Where AI-assisted operational automation adds value in finance
AI is most useful in finance when it strengthens workflow execution rather than bypassing controls. Practical use cases include invoice classification, duplicate payment risk detection, anomaly scoring for journal entries, prioritization of collections actions, and summarization of exception queues for supervisors. These capabilities can reduce manual review effort, but they should operate within governed approval and audit frameworks.
Enterprises should avoid deploying AI as a disconnected layer that creates new reconciliation work. The better approach is to embed AI-assisted decision support into orchestrated workflows, with confidence thresholds, human override paths, and traceable outcomes. This preserves control integrity while improving throughput and responsiveness.

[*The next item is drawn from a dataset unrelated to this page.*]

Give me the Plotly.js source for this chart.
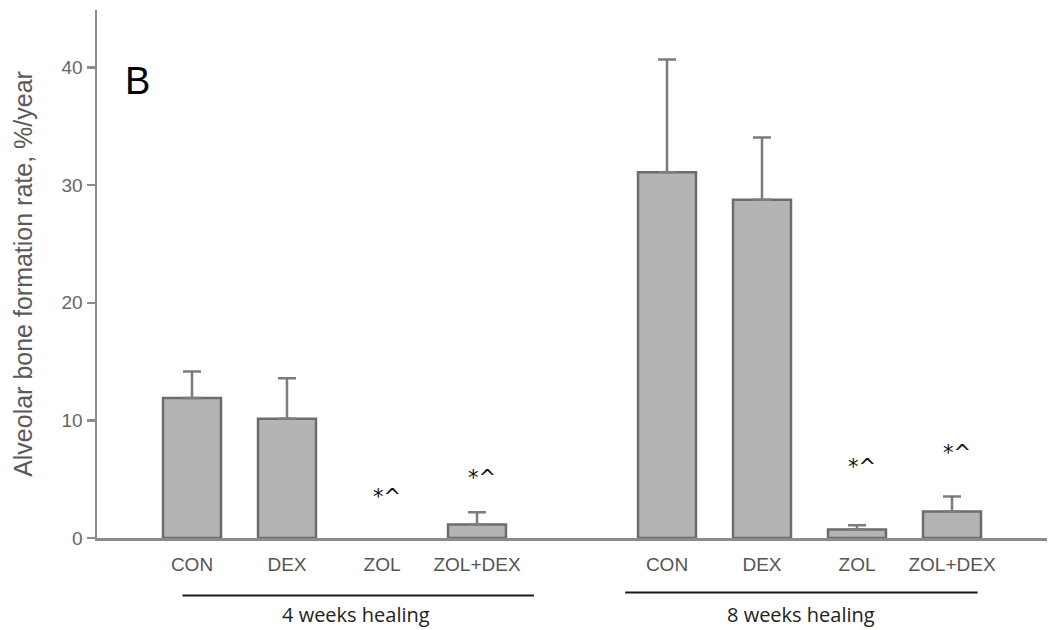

Cloud ERP modernization requires process redesign, not lift-and-shift automation
Many finance transformation programs move to cloud ERP but retain fragmented approval chains, custom scripts, and region-specific workarounds. This limits the value of modernization. Cloud ERP should be paired with workflow standardization, integration rationalization, and operating model redesign so that finance processes become simpler, more observable, and easier to scale.
A useful principle is to minimize ERP customization while externalizing orchestration logic where appropriate. Approval routing, exception handling, and cross-system coordination often evolve faster than core financial posting rules. Separating these concerns can improve agility without weakening governance.
| Decision area | Common mistake | Recommended enterprise approach |
|---|---|---|
| Approval design | Embedding inconsistent rules in email and local workarounds | Centralize approval policies in a workflow orchestration layer |
| Integration model | Relying on brittle batch jobs and custom point-to-point scripts | Adopt API-led and middleware-governed integration patterns |
| AI adoption | Using AI outputs without control thresholds or auditability | Embed AI within governed workflows and exception management |
| Reporting | Measuring only transaction volume | Track cycle time, exception rate, rework, and approval latency |
| Scalability | Automating one process in one region | Design reusable workflow standards and enterprise governance |
Operational resilience and governance considerations
Finance automation must be designed for continuity. That includes fallback procedures for integration outages, queue-based processing for asynchronous events, segregation of duties, approval delegation rules, and clear ownership for workflow exceptions. Resilience is not only about infrastructure uptime. It is about ensuring that critical finance operations continue under stress without losing control or visibility.
Governance should cover process ownership, workflow change management, API standards, data quality controls, and KPI accountability. Enterprises that scale successfully usually establish an automation operating model that aligns finance, enterprise architecture, integration teams, and internal controls. This prevents local optimizations from creating enterprise-wide inconsistency.
Executive recommendations for improving finance process efficiency
Start with high-friction workflows that cross multiple systems, especially invoice-to-pay, order-to-cash, close management, and vendor onboarding. Map the current state at the handoff level, not just at the application level. Most delays occur between teams and systems, where ownership is diffuse and visibility is weak.
Define enterprise workflow standards before scaling automation. Standard states, approval matrices, exception categories, and service-level expectations create the foundation for reusable orchestration. Then modernize integrations with API governance and middleware observability so finance teams can trust the data moving through the process.
Finally, measure outcomes beyond labor savings. Stronger finance process efficiency shows up in reduced cycle times, fewer exceptions, improved on-time payments, faster close, better cash forecasting, lower audit effort, and more resilient operations. These are the indicators that demonstrate whether ERP automation is functioning as enterprise process engineering rather than isolated task automation.